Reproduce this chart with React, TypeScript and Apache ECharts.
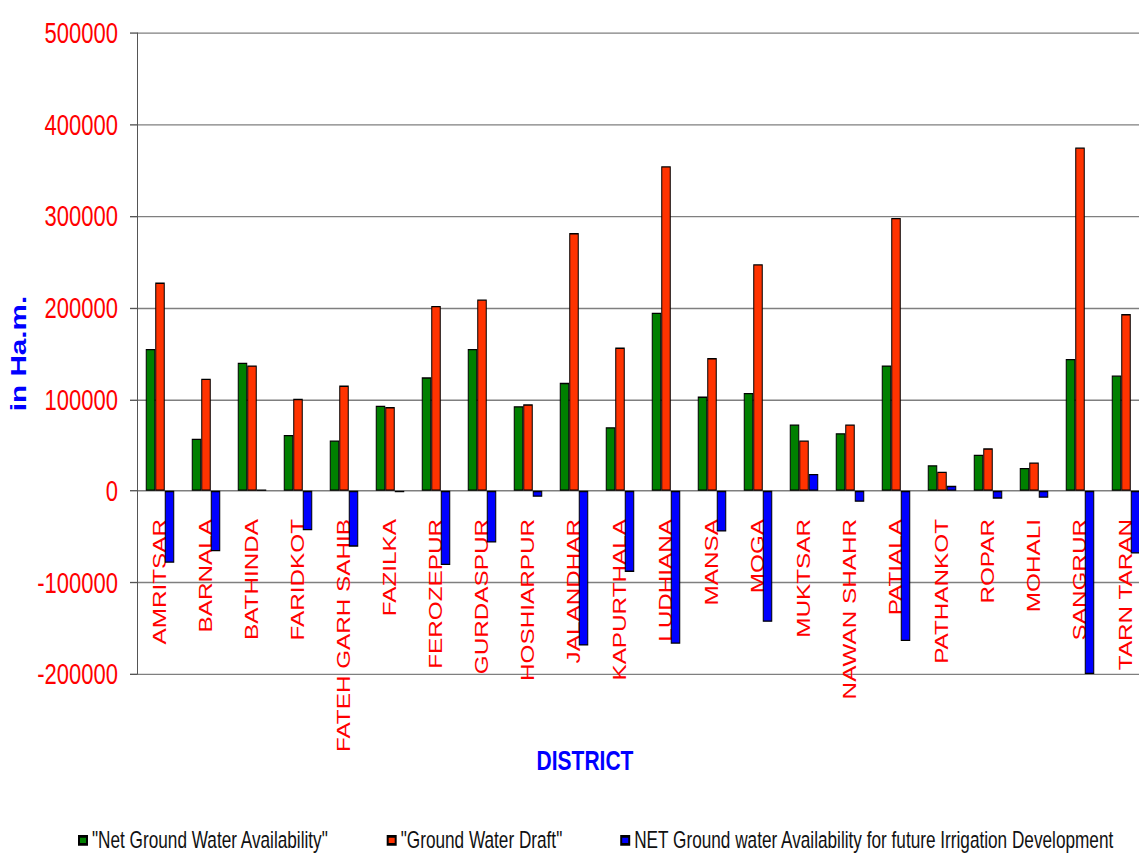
import React, { useEffect, useRef } from "react";
import * as echarts from "echarts";

// District-wise ground water balance (hectare-metres)
const districts = [
  "AMRITSAR", "BARNALA", "BATHINDA", "FARIDKOT", "FATEH GARH SAHIB", "FAZILKA",
  "FEROZEPUR", "GURDASPUR", "HOSHIARPUR", "JALANDHAR", "KAPURTHALA", "LUDHIANA",
  "MANSA", "MOGA", "MUKTSAR", "NAWAN SHAHR", "PATIALA", "PATHANKOT", "ROPAR",
  "MOHALI", "SANGRUR", "TARN TARAN",
];

const netAvailability = [
  155000, 57000, 140000, 61000, 55000, 93000, 124000, 155000, 92500, 118000, 69500,
  194500, 103000, 107000, 72500, 63000, 137000, 28000, 39500, 25000, 144000, 126000,
];

const waterDraft = [
  227500, 122500, 137000, 100500, 115000, 91500, 202000, 209000, 94500, 281500, 156500,
  354500, 145000, 247500, 55000, 72500, 298000, 21000, 46500, 31000, 375000, 193000,
];

const futureAvailability = [
  -78500, -66000, 1500, -43000, -61000, -1500, -81000, -56500, -6500, -169000, -88500,
  -167000, -44500, -143000, 18500, -12000, -164000, 5500, -8500, -7500, -200000, -68500,
];

const seriesNames = [
  '"Net Ground Water Availability"',
  '"Ground Water Draft"',
  "NET Ground water Availability for future Irrigation Development",
];
const seriesColors = ["#008000", "#ff3300", "#0000ff"];

const yTicks = { min: -200000, max: 500000, interval: 100000 };

const FONT = "'Liberation Sans', Arial, Helvetica, sans-serif";
// the chart is laid out on a shorter canvas and stretched vertically
const STRETCH = 1.35;
const WIDTH = 1139;
const HEIGHT = 853 / STRETCH;
const GRID_TOP = 33 / STRETCH;
const GRID_HEIGHT = 641 / STRETCH;
// district names start just below the zero line
const LABEL_TOP = 519 / STRETCH;

export default function App() {
  const ref = useRef<HTMLDivElement>(null);

  useEffect(() => {
    if (!ref.current) return;
    const chart = echarts.init(ref.current, undefined, { renderer: "svg" });
    const values = [netAvailability, waterDraft, futureAvailability];

    chart.setOption({
      animation: false,
      backgroundColor: "#ffffff",
      grid: {
        left: 137,
        top: GRID_TOP,
        width: 1012,
        height: GRID_HEIGHT,
        containLabel: false,
        outerBoundsMode: "none",
      },
      legend: {
        left: 73,
        top: 609,
        icon: "rect",
        itemWidth: 8,
        itemHeight: 6,
        itemGap: 58,
        textStyle: { fontSize: 17.2, color: "#111", fontFamily: FONT },
        data: seriesNames,
      },
      xAxis: {
        type: "category",
        data: districts,
        axisLine: { show: false, onZero: false },
        axisTick: { show: false },
        axisLabel: {
          interval: 0,
          rotate: 90,
          margin: LABEL_TOP - (GRID_TOP + GRID_HEIGHT),
          color: "#ff0000",
          fontSize: 18,
          fontFamily: FONT,
        },
      },
      yAxis: {
        type: "value",
        min: yTicks.min,
        max: yTicks.max,
        interval: yTicks.interval,
        name: "in Ha.m.",
        nameLocation: "middle",
        nameGap: 108,
        nameMoveOverlap: false,
        nameTextStyle: { color: "#0000ff", fontWeight: "bold", fontSize: 22, fontFamily: FONT },
        axisLine: { show: true, lineStyle: { color: "#555555", width: 1 } },
        axisTick: { show: true, length: 7, lineStyle: { color: "#555555" } },
        axisLabel: {
          color: "#ff0000",
          fontSize: 22,
          margin: 19,
          fontFamily: FONT,
          formatter: (v: number) => String(v),
        },
        splitLine: { show: true, lineStyle: { color: "#7f7f7f", width: 1 } },
      },
      graphic: [
        {
          type: "text",
          x: 585,
          y: 563,
          style: {
            text: "DISTRICT",
            fill: "#0000ff",
            fontSize: 21,
            fontWeight: "bold",
            fontFamily: FONT,
            align: "center",
            verticalAlign: "middle",
          },
        },
      ],
      series: seriesNames.map((name, i) => ({
        name,
        type: "bar",
        data: values[i],
        barWidth: 9.5,
        barGap: "0%",
        itemStyle: { color: seriesColors[i], borderColor: "#000000", borderWidth: 1 },
      })),
    });

    return () => chart.dispose();
  }, []);

  return (
    <div
      ref={ref}
      style={{
        position: "absolute",
        left: 0,
        top: 0,
        width: WIDTH,
        height: HEIGHT,
        transform: `scaleY(${STRETCH})`,
        transformOrigin: "0 0",
        background: "#ffffff",
      }}
    />
  );
}
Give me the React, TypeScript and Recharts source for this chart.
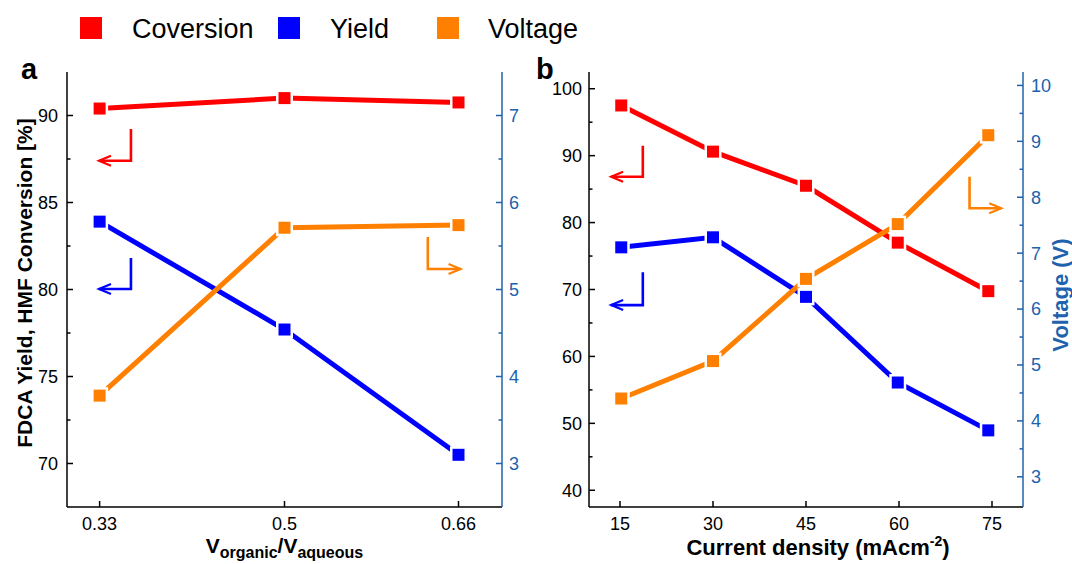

▶ _Exercise_
Print all of the entries word for word. Skip any images they contain.

▶ _Exercise output_
Reproduce this chart with React, TypeScript and Apache ECharts.
import React, { useEffect, useRef } from "react";
import * as echarts from "echarts";

// District-wise ground water balance (hectare-metres)
const districts = [
  "AMRITSAR", "BARNALA", "BATHINDA", "FARIDKOT", "FATEH GARH SAHIB", "FAZILKA",
  "FEROZEPUR", "GURDASPUR", "HOSHIARPUR", "JALANDHAR", "KAPURTHALA", "LUDHIANA",
  "MANSA", "MOGA", "MUKTSAR", "NAWAN SHAHR", "PATIALA", "PATHANKOT", "ROPAR",
  "MOHALI", "SANGRUR", "TARN TARAN",
];

const netAvailability = [
  155000, 57000, 140000, 61000, 55000, 93000, 124000, 155000, 92500, 118000, 69500,
  194500, 103000, 107000, 72500, 63000, 137000, 28000, 39500, 25000, 144000, 126000,
];

const waterDraft = [
  227500, 122500, 137000, 100500, 115000, 91500, 202000, 209000, 94500, 281500, 156500,
  354500, 145000, 247500, 55000, 72500, 298000, 21000, 46500, 31000, 375000, 193000,
];

const futureAvailability = [
  -78500, -66000, 1500, -43000, -61000, -1500, -81000, -56500, -6500, -169000, -88500,
  -167000, -44500, -143000, 18500, -12000, -164000, 5500, -8500, -7500, -200000, -68500,
];

const seriesNames = [
  '"Net Ground Water Availability"',
  '"Ground Water Draft"',
  "NET Ground water Availability for future Irrigation Development",
];
const seriesColors = ["#008000", "#ff3300", "#0000ff"];

const yTicks = { min: -200000, max: 500000, interval: 100000 };

const FONT = "'Liberation Sans', Arial, Helvetica, sans-serif";
// the chart is laid out on a shorter canvas and stretched vertically
const STRETCH = 1.35;
const WIDTH = 1139;
const HEIGHT = 853 / STRETCH;
const GRID_TOP = 33 / STRETCH;
const GRID_HEIGHT = 641 / STRETCH;
// district names start just below the zero line
const LABEL_TOP = 519 / STRETCH;

export default function App() {
  const ref = useRef<HTMLDivElement>(null);

  useEffect(() => {
    if (!ref.current) return;
    const chart = echarts.init(ref.current, undefined, { renderer: "svg" });
    const values = [netAvailability, waterDraft, futureAvailability];

    chart.setOption({
      animation: false,
      backgroundColor: "#ffffff",
      grid: {
        left: 137,
        top: GRID_TOP,
        width: 1012,
        height: GRID_HEIGHT,
        containLabel: false,
        outerBoundsMode: "none",
      },
      legend: {
        left: 73,
        top: 609,
        icon: "rect",
        itemWidth: 8,
        itemHeight: 6,
        itemGap: 58,
        textStyle: { fontSize: 17.2, color: "#111", fontFamily: FONT },
        data: seriesNames,
      },
      xAxis: {
        type: "category",
        data: districts,
        axisLine: { show: false, onZero: false },
        axisTick: { show: false },
        axisLabel: {
          interval: 0,
          rotate: 90,
          margin: LABEL_TOP - (GRID_TOP + GRID_HEIGHT),
          color: "#ff0000",
          fontSize: 18,
          fontFamily: FONT,
        },
      },
      yAxis: {
        type: "value",
        min: yTicks.min,
        max: yTicks.max,
        interval: yTicks.interval,
        name: "in Ha.m.",
        nameLocation: "middle",
        nameGap: 108,
        nameMoveOverlap: false,
        nameTextStyle: { color: "#0000ff", fontWeight: "bold", fontSize: 22, fontFamily: FONT },
        axisLine: { show: true, lineStyle: { color: "#555555", width: 1 } },
        axisTick: { show: true, length: 7, lineStyle: { color: "#555555" } },
        axisLabel: {
          color: "#ff0000",
          fontSize: 22,
          margin: 19,
          fontFamily: FONT,
          formatter: (v: number) => String(v),
        },
        splitLine: { show: true, lineStyle: { color: "#7f7f7f", width: 1 } },
      },
      graphic: [
        {
          type: "text",
          x: 585,
          y: 563,
          style: {
            text: "DISTRICT",
            fill: "#0000ff",
            fontSize: 21,
            fontWeight: "bold",
            fontFamily: FONT,
            align: "center",
            verticalAlign: "middle",
          },
        },
      ],
      series: seriesNames.map((name, i) => ({
        name,
        type: "bar",
        data: values[i],
        barWidth: 9.5,
        barGap: "0%",
        itemStyle: { color: seriesColors[i], borderColor: "#000000", borderWidth: 1 },
      })),
    });

    return () => chart.dispose();
  }, []);

  return (
    <div
      ref={ref}
      style={{
        position: "absolute",
        left: 0,
        top: 0,
        width: WIDTH,
        height: HEIGHT,
        transform: `scaleY(${STRETCH})`,
        transformOrigin: "0 0",
        background: "#ffffff",
      }}
    />
  );
}
Give me the React, TypeScript and Recharts source for this chart.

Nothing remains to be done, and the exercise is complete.